Write out, unaltered, each line from the top of the records below down to the line where "minimum width=113, minimum" appears, that line included.

◆ ◆ ◆ ◆

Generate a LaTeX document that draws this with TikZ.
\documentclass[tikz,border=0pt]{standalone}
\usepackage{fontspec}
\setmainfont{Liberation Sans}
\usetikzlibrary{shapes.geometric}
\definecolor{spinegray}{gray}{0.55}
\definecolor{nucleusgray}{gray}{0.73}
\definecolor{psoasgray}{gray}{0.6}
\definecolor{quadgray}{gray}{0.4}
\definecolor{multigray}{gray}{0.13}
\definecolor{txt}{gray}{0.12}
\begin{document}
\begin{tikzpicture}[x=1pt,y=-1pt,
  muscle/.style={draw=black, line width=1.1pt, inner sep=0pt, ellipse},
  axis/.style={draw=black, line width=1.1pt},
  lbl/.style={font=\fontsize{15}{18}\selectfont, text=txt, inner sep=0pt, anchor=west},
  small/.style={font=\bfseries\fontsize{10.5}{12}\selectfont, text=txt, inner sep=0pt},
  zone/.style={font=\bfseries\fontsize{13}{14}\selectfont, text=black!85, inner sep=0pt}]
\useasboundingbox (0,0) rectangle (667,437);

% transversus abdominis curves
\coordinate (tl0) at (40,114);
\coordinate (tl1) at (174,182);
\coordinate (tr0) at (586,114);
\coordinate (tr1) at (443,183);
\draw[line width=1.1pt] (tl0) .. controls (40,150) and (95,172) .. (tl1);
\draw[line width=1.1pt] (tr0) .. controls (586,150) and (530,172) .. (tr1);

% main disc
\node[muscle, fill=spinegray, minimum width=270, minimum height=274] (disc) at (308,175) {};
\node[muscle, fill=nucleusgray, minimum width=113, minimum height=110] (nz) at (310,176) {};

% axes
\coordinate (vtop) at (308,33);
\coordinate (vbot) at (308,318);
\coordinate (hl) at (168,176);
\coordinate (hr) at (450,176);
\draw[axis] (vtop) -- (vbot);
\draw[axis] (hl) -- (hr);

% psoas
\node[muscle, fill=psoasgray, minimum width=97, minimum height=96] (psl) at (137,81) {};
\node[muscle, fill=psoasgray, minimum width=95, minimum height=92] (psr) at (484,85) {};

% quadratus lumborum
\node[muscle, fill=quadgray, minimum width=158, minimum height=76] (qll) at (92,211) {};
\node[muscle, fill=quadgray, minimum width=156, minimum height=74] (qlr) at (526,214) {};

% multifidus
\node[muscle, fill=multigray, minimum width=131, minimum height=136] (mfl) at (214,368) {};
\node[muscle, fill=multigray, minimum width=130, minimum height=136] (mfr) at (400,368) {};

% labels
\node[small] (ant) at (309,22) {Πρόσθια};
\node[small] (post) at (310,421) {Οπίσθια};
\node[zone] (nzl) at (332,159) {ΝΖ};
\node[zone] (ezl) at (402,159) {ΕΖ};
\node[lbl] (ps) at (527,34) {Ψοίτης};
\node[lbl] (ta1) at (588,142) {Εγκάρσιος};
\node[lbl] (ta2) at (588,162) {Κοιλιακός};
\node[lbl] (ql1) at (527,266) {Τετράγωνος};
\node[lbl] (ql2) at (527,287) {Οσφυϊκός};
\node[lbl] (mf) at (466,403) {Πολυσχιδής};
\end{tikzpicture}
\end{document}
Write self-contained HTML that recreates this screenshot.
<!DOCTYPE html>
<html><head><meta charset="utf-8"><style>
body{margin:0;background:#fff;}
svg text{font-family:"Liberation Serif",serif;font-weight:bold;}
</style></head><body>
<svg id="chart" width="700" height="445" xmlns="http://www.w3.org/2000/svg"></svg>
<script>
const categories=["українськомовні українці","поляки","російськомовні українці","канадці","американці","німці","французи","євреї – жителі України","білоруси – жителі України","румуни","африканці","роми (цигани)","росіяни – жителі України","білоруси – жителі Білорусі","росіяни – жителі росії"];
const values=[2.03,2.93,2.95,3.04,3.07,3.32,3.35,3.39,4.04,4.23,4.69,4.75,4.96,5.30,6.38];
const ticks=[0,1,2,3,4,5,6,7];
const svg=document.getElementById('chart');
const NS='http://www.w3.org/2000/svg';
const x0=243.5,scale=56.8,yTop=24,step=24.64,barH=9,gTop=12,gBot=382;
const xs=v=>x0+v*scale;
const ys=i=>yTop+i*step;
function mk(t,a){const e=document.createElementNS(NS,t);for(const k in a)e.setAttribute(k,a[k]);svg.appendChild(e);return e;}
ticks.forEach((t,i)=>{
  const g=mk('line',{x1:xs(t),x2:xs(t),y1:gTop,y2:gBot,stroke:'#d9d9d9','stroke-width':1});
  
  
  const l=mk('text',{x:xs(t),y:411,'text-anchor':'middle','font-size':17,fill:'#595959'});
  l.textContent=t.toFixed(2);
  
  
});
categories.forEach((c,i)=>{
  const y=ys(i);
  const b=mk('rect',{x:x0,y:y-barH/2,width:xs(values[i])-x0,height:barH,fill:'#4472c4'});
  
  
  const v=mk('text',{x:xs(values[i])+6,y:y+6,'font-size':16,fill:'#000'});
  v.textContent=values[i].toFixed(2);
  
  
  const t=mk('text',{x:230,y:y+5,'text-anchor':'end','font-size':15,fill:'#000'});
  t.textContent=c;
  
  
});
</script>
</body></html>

◆ ◆ ◆ ◆

**Solution to this problem:**
Generate a LaTeX document that draws this with TikZ.
\documentclass[tikz,border=0pt]{standalone}
\usepackage{fontspec}
\setmainfont{Liberation Sans}
\usetikzlibrary{shapes.geometric}
\definecolor{spinegray}{gray}{0.55}
\definecolor{nucleusgray}{gray}{0.73}
\definecolor{psoasgray}{gray}{0.6}
\definecolor{quadgray}{gray}{0.4}
\definecolor{multigray}{gray}{0.13}
\definecolor{txt}{gray}{0.12}
\begin{document}
\begin{tikzpicture}[x=1pt,y=-1pt,
  muscle/.style={draw=black, line width=1.1pt, inner sep=0pt, ellipse},
  axis/.style={draw=black, line width=1.1pt},
  lbl/.style={font=\fontsize{15}{18}\selectfont, text=txt, inner sep=0pt, anchor=west},
  small/.style={font=\bfseries\fontsize{10.5}{12}\selectfont, text=txt, inner sep=0pt},
  zone/.style={font=\bfseries\fontsize{13}{14}\selectfont, text=black!85, inner sep=0pt}]
\useasboundingbox (0,0) rectangle (667,437);

% transversus abdominis curves
\coordinate (tl0) at (40,114);
\coordinate (tl1) at (174,182);
\coordinate (tr0) at (586,114);
\coordinate (tr1) at (443,183);
\draw[line width=1.1pt] (tl0) .. controls (40,150) and (95,172) .. (tl1);
\draw[line width=1.1pt] (tr0) .. controls (586,150) and (530,172) .. (tr1);

% main disc
\node[muscle, fill=spinegray, minimum width=270, minimum height=274] (disc) at (308,175) {};
\node[muscle, fill=nucleusgray, minimum width=113, minimum height=110] (nz) at (310,176) {};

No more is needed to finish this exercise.